Children of Radium: A Buried Inheritance by Joe Dunthorne

Scribner

Review by Walter Cummins

We imagine writers doing research as individuals behind a computer screen or in a library carrel surrounded by piles of books and documents, perhaps also conducting interviews. Joe Dunthorne  went far beyond, down on hands and knees with a Geiger counter, poking sticks in the soil in search for lethal contamination that he could trace back to his great grandfather, Sigfried Merzbacher, a chemist whose work involved radioactive toothpaste and deadly chemical gasses. The quest took Dunthorne to following the footsteps of a man he never knew to sites in Germany where the Auer Chemical Company had plants and to distant areas in the mountains of Turkey.

Children of Radium is a combination of family history, detective story, World War II facts, discovery of a genocide, analysis of Sigfried’s psychology, hope for expiation, and, most strikingly, the role of Jewish scientist in the Nazi killing machine.

When Dunthorne, a novelist, began this book project, he intended to write about his grandmother, Dorothea, Sigfried’s living daughter’s escape from the Nazis. But she turned out to be a tough subject, almost defiant in her recalcitrant unwillingness to reveal information in an interview.

Still seeking a subject to write about, two years after her death he discovered a drawer in her home labeled “Family Archive.” Among medals, diplomas, and coins he came across his great grandfather’s memoir, the two thousand page product of his final decade and “the foundational text of our family history.” It’s unlikely that Dunthorne could anticipate the complex task ahead.

A crucial uncertainly running through the book is when and how Seigfried felt remorse about the role in the creation of gasses and their alternatives in the deaths of millions, including the concentration camp chambers of the Holocaust where several family members had been taken. In Turkey during the war, Seigfried lived in a form of exile, transported with a number of Jewish and non-Jewish scientists and academics. A derivative of his gas work was used by the Turkish government to kill thousands of what were called Mountain Turks, actually Kurds far from the center of the country.

In Turkey, as in Germany, the man was also involved in the production of gas masks that protected against the deadly gasses. Was this Seigfried’s attempt to reverse what he had done or just another job assignment? The gas mask factory was located next to the poison gas laboratory that used German-made equipment.

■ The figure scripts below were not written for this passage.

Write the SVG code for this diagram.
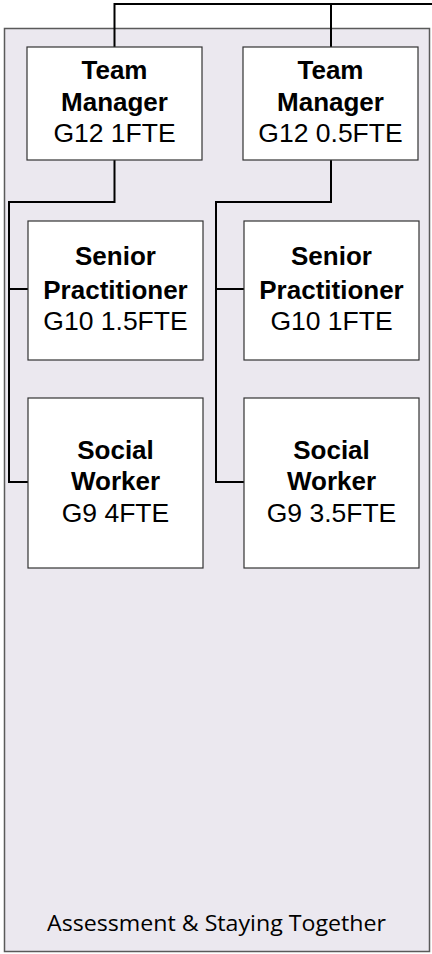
<svg xmlns="http://www.w3.org/2000/svg" width="432" height="954" viewBox="0 0 432 954">
<style>
.cont{fill:#ebe8ef;stroke:#5a5a5a;stroke-width:1.5}
.box{fill:#ffffff;stroke:#333333;stroke-width:1.2}
.b{font-family:"Liberation Sans",Arial,sans-serif;font-weight:bold;font-size:26px;fill:#000;text-anchor:middle}
.r{font-family:"Liberation Sans",Arial,sans-serif;font-size:26.5px;fill:#000;text-anchor:middle}
.lbl{font-family:"Open Sans","Noto Sans",sans-serif;font-size:21px;fill:#000}
.conn{fill:none;stroke:#000;stroke-width:2}
</style>
<g id="container">
<rect class="cont" x="4.5" y="28.5" width="425" height="923"/>
<text class="lbl" x="47" y="931" textLength="339" lengthAdjust="spacingAndGlyphs">Assessment &amp; Staying Together</text>
</g>
<g id="connectors">
<path class="conn" d="M432,4 H114.5 V47"/>
<path class="conn" d="M331,4 V47"/>
<path class="conn" d="M114.5,160 V202 H9 V482 H28"/>
<path class="conn" d="M9,289 H28"/>
<path class="conn" d="M331,160 V202 H216 V482 H244"/>
<path class="conn" d="M216,289 H244"/>
</g>
<g id="tm1">
<rect class="box" x="27" y="47" width="175" height="113"/>
<text class="b" x="114.5" y="79">Team</text>
<text class="b" x="114.5" y="111">Manager</text>
<text class="r" x="114.5" y="142">G12 1FTE</text>
</g>
<g id="tm2">
<rect class="box" x="243" y="47" width="175" height="113"/>
<text class="b" x="330.5" y="79">Team</text>
<text class="b" x="330.5" y="111">Manager</text>
<text class="r" x="330.5" y="142">G12 0.5FTE</text>
</g>
<g id="sp1">
<rect class="box" x="28" y="221" width="175" height="139"/>
<text class="b" x="115.5" y="265">Senior</text>
<text class="b" x="115.5" y="299">Practitioner</text>
<text class="r" x="115.5" y="330">G10 1.5FTE</text>
</g>
<g id="sp2">
<rect class="box" x="244" y="221" width="175" height="139"/>
<text class="b" x="331.5" y="265">Senior</text>
<text class="b" x="331.5" y="299">Practitioner</text>
<text class="r" x="331.5" y="330">G10 1FTE</text>
</g>
<g id="sw1">
<rect class="box" x="28" y="398" width="175" height="170"/>
<text class="b" x="115.5" y="459">Social</text>
<text class="b" x="115.5" y="490">Worker</text>
<text class="r" x="115.5" y="522">G9 4FTE</text>
</g>
<g id="sw2">
<rect class="box" x="244" y="398" width="175" height="170"/>
<text class="b" x="331.5" y="459">Social</text>
<text class="b" x="331.5" y="490">Worker</text>
<text class="r" x="331.5" y="522">G9 3.5FTE</text>
</g>
</svg>
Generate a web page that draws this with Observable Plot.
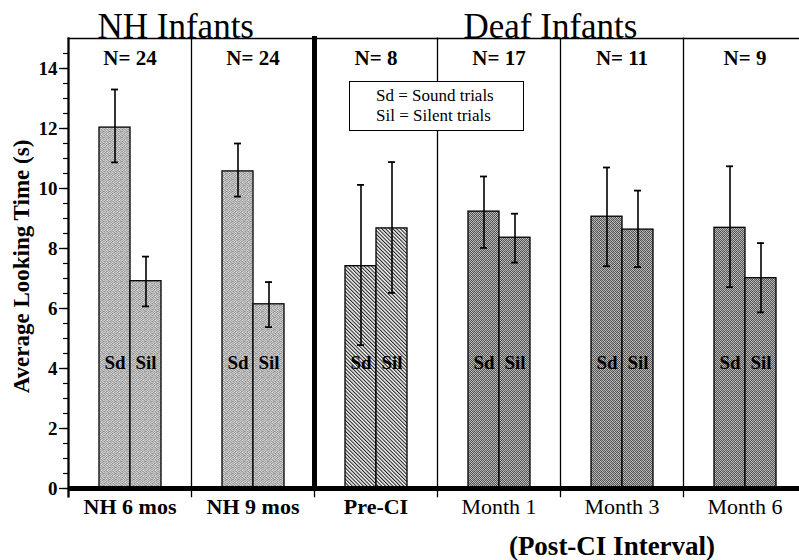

For almost all of the many pages of his journal, he did not discuss or reveal the nature of his work with Auer. That part of the story was buried like the contaminants Dunthorne searched for, the residue of products often purposely secreted by authorities. Dunthorne revealed them as he did his great grandfather’s history.

How much of Seigfried’s work was a willingness to be complicit in evil or a tactic to hide from his fears, especially the fear of death?  His preserved documents included letters that authenticated work that he had denied. “Why simultaneously deny all involvement and preserve evidence to the contrary? Was it possible he simply hadn’t seen any of this as a problem?”

After all the years of denial. It wasn’t until the final pages of his memoir that he confessed to guilt: “Now I come to the darkest chapter of my professional life.… Today I confess to my descendants who will read these lines that I made a grave error. I have betrayed myself, my most sacred principles. Although I had some outward successes and some comforts, I fell into a severe depression for many years. And even today, that part of my past weighs on me.… I cannot shake off the great debt on my conscience.”

When Seigfreid lived near his physicist son in North Carolina during his final years and spent time in a psychiatric hospital, the long document he wrote for his doctors never included the debt on my conscience. An American psychiatrist wrote a long analysis of the man that concluded, “it is useless to attempt to let him understand his hostility… [the] patient’s insight is lacking and apparently has been all along.”

Yet also in his final decade while he was writing his journal, Seigfreid also wrote letter after letter in support of worldwide demilitarization and disarmament, including one sent to the White House.  These seem the products of guilt and an attempt to atone, hope for expiation. But when did the repressed debt to his conscience emerge?

For Dunthorne the almost accidental writing of Children of Radium ended up as a project of information and transformation. He discovered his heritage, unburying it, finding where family members had been, searching for the buildings and sites of their lives. Along the way he learned that Seigfried’s sister Elizabeth dedicated herself to a kindergarten of Jewish and non-Jewish children, leaving Germany only when she could not stay. Dunthorne even applied for and received German citizenship with his mother and family, including his children, though with mixed feelings, both “a flash of connectedness” with generations behind and yet with a sense that the act had been a con to get EU passports after Brexit.

The book ends with Dunthorpe retrieving his Geiger counter to search for radioactive waste in London but then bringing his family to an artificial wildness, a place of new life, where they gave names to six newly hatched cygnets.